Bill Berkowitz for BuzzFlash: The Paranoid Style of American Politics Is Alive and Well With Team Trump’s Conspiratorial Contortions

November 24, 2020

 
Rudy Giuliani is Trump’s court jester and official buffoon in charge of elaborate and delusional conspiracy theories regarding the election (Gage Skidmore)

Rudy Giuliani is Trump’s court jester and official buffoon in charge of elaborate and delusional conspiracy theories regarding the election (Gage Skidmore)

By Bill Berkowitz

Last week, the paranoid style of American politics took another step toward unbridled sheer insanity. I know, I know… How could anyone top Pizzagate, QAnon’s all-too-frequent musings about the Democratic Party being  a satanic pedophile cult, Infowars’ Alex Jones, Glenn Beck’s huffily diagrammed conspiracy theories, and the Hannity/Ingraham/Fox & Friends axis of conspiracy?
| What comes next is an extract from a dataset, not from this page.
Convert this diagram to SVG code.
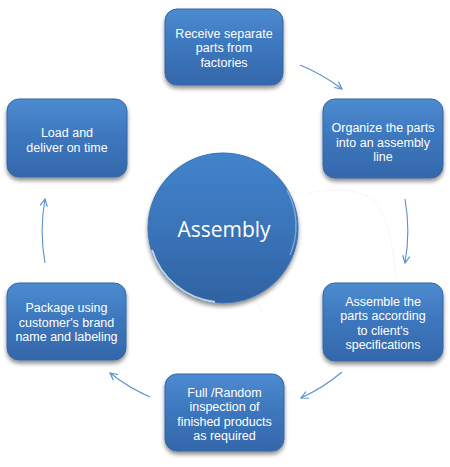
<svg xmlns="http://www.w3.org/2000/svg" width="450" height="467" viewBox="0 0 450 467">
<defs>
<linearGradient id="gBox" x1="0" y1="0" x2="0" y2="1">
<stop offset="0" stop-color="#4d8bd0"/>
<stop offset="0.5" stop-color="#3c76bd"/>
<stop offset="1" stop-color="#3567aa"/>
</linearGradient>
<linearGradient id="gCirc" x1="0" y1="0" x2="0" y2="1">
<stop offset="0" stop-color="#4184cc"/>
<stop offset="0.5" stop-color="#3a74b9"/>
<stop offset="1" stop-color="#2f62a2"/>
</linearGradient>
<filter id="sh" x="-20%" y="-20%" width="140%" height="150%">
<feGaussianBlur in="SourceAlpha" stdDeviation="2"/>
<feOffset dx="0" dy="3" result="b"/>
<feComponentTransfer><feFuncA type="linear" slope="0.45"/></feComponentTransfer>
<feMerge><feMergeNode/><feMergeNode in="SourceGraphic"/></feMerge>
</filter>
<marker id="ah" viewBox="0 0 10 10" refX="9" refY="5" markerWidth="9" markerHeight="9" markerUnits="userSpaceOnUse" orient="auto">
<path d="M1,1 L9,5 L1,9" fill="none" stroke="#5b8fd0" stroke-width="1.3"/>
</marker>
</defs>
<style>
.box{fill:url(#gBox);stroke:#3566a6;stroke-width:1;filter:url(#sh)}
.t{font-family:"Liberation Sans",Arial,sans-serif;font-size:12.5px;fill:#ffffff;text-anchor:middle}
.c{fill:none;stroke:#5b8fd0;stroke-width:1.1;marker-end:url(#ah)}
</style>
<rect width="450" height="467" fill="#ffffff"/>
<path d="M297,188 Q255,225 250,268 Q250,300 266,316" fill="none" stroke="#e8eef6" stroke-width="0.8" stroke-dasharray="2,1"/>
<path d="M310,193 Q345,185 372,198 Q392,220 396,280" fill="none" stroke="#e8eef6" stroke-width="0.8" stroke-dasharray="2,1"/>
<g id="connectors">
<path class="c" d="M300,65 A182,182 0 0 1 342,89"/>
<path class="c" d="M405,199 A182,182 0 0 1 405,263"/>
<path class="c" d="M342,372 A182,182 0 0 1 301,398"/>
<path class="c" d="M150,397 A182,182 0 0 1 110,373"/>
<path class="c" d="M45,263 A182,182 0 0 1 45,199"/>
</g>
<g id="center">
<circle cx="223" cy="228" r="75" fill="url(#gCirc)" stroke="#3a6fb0" stroke-width="1" filter="url(#sh)"/>
<path d="M152,250 A75,75 0 0 0 215,302" fill="none" stroke="#ffffff" stroke-opacity="0.7" stroke-width="2"/>
<path d="M287,190 A75,75 0 0 1 290,255" fill="none" stroke="#ffffff" stroke-opacity="0.35" stroke-width="1.5"/>
<text x="224" y="237" font-family="Open Sans,Noto Sans,sans-serif" font-size="21" fill="#ffffff" text-anchor="middle">Assembly</text>
</g>
<g id="n1">
<rect class="box" x="165" y="9" width="118" height="76" rx="12"/>
<text class="t" x="224" y="37.5">Receive separate</text>
<text class="t" x="224" y="52">parts from</text>
<text class="t" x="224" y="66.5">factories</text>
</g>
<g id="n2">
<rect class="box" x="323" y="99" width="120" height="79" rx="12"/>
<text class="t" x="383" y="132">Organize the parts</text>
<text class="t" x="383" y="146.5">into an assembly</text>
<text class="t" x="383" y="161">line</text>
</g>
<g id="n3">
<rect class="box" x="323" y="283" width="120" height="78" rx="12"/>
<text class="t" x="383" y="305.5">Assemble the</text>
<text class="t" x="383" y="320">parts according</text>
<text class="t" x="383" y="334.5">to client's</text>
<text class="t" x="383" y="349">specifications</text>
</g>
<g id="n4">
<rect class="box" x="165" y="374" width="119" height="77" rx="12"/>
<text class="t" x="224.5" y="396.5">Full /Random</text>
<text class="t" x="224.5" y="411">inspection of</text>
<text class="t" x="224.5" y="425.5">finished products</text>
<text class="t" x="224.5" y="440">as required</text>
</g>
<g id="n5">
<rect class="box" x="7" y="283" width="119" height="77" rx="12"/>
<text class="t" x="66.5" y="312">Package using</text>
<text class="t" x="66.5" y="326.5">customer's brand</text>
<text class="t" x="66.5" y="341">name and labeling</text>
</g>
<g id="n6">
<rect class="box" x="7" y="99" width="120" height="78" rx="12"/>
<text class="t" x="67" y="137">Load and</text>
<text class="t" x="67" y="151.5">deliver on time</text>
</g>
</svg>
When Donald Trump’s personal lawyer, sweaty Rudy Giuliani, and his band of legal cohorts called a press conference to drum up tales of election rigging, ignorance begat lies, lies begat laughs, and farce begat tragedy. With rivulets of dye dripping down his face, Giuliani told the assembled:  “I don’t know what you need to wake you up, to do your job and inform the American people, whether you like it or not, of the things they need to know! This is real! It’s not made up! There’s nobody here who engages in fantasies.”

At one point, the stage was turned over to another anointed Trump lawyer, Sidney Powell. And she was almost able to make Giuliani look like a Rhodes scholar. Powell, who has been a fixture of the conservative media-sphere for years, and who was eventually cut loose by Trump’s legal beagles, clearly went too far for even Team Trump.   

After her removal, Powell appeared on Newsmax on Saturday night, where she accused “Georgia Gov. Brian Kemp (R) and Secretary of State Brad Raffensperger (R) of taking payoffs to deprive not only Trump of victory in Georgia, but also Rep. Doug Collins (R), who was defeated in his bid for a Senate runoff slot by GOP Sen. Kelly Loeffler.”

In the November 1964 issue of Harpers Magazine, the historian Richard Hofstadter wrote what has become a seminal piece titled “The Paranoid Style in American Politics.” At the time the country was just about a decade removed from the Senator Joseph McCarthy hearings, the execution of Julius and Ethel Rosenberg, and the heightening of the Cold War. With anti-communism and the rise of the Barry Goldwater wing of the Republican Party, Hofstadter wrote “American politics has often been an arena for angry minds. In recent years we have seen angry minds at work mainly among extreme right-wingers, who have now demonstrated in the Goldwater movement how much political leverage can be got out of the animosities and passions of a small minority.” 

Hofstadter described what he called the “paranoid style” of American politics. This expression was not meant to be clinical, but rather “the sense of heated exaggeration, suspiciousness, and conspiratorial fantasy.” He also pointed out that the thread of paranoia had a long history in the country.

In 1895, several leaders of the  Populist party  signed on to a manifesto that read: “As early as 1865–66 a conspiracy was entered into between the gold gamblers of Europe and America. . . . For nearly thirty years these conspirators have kept the people quarreling over less important matters while they have pursued with unrelenting zeal their one central purpose. . . . Every device of treachery, every resource of statecraft, and every artifice known to the secret cabals of the international gold ring are being used to deal a blow to the prosperity of the people and the financial and commercial independence of the country.”

In June 1951, McCarthy delivered a speech in which he stated “How can we account for our present situation unless we believe that men high in this government are concerting to deliver us to disaster? This must be the product of a great conspiracy on a scale so immense as to dwarf any previous such venture in the history of man. A conspiracy of infamy so black that, which it is finally exposed, its principals shall be forever deserving of the maledictions of all honest men. . . . What can be made of this unbroken series of decisions and acts contributing to the strategy of defeat? They cannot be attributed to incompetence. . . . The laws of probability would dictate that part of . . . [the] decisions would serve the country’s interest.”

No where is Hofstadter’s thesis more on display than in Donald Trump’s attempted mobilization of his supporters around a “Stop the Steal” movement – trying to invalidate a free and fair election – and in the mobilization of proto-Nazi groups across the country.

Add to that toxic mix the integration of QAnon’s paranoid conspiracy theories into the mainstream of Republican Party politics, and you have the perfect evocation of the paranoid style of American politics.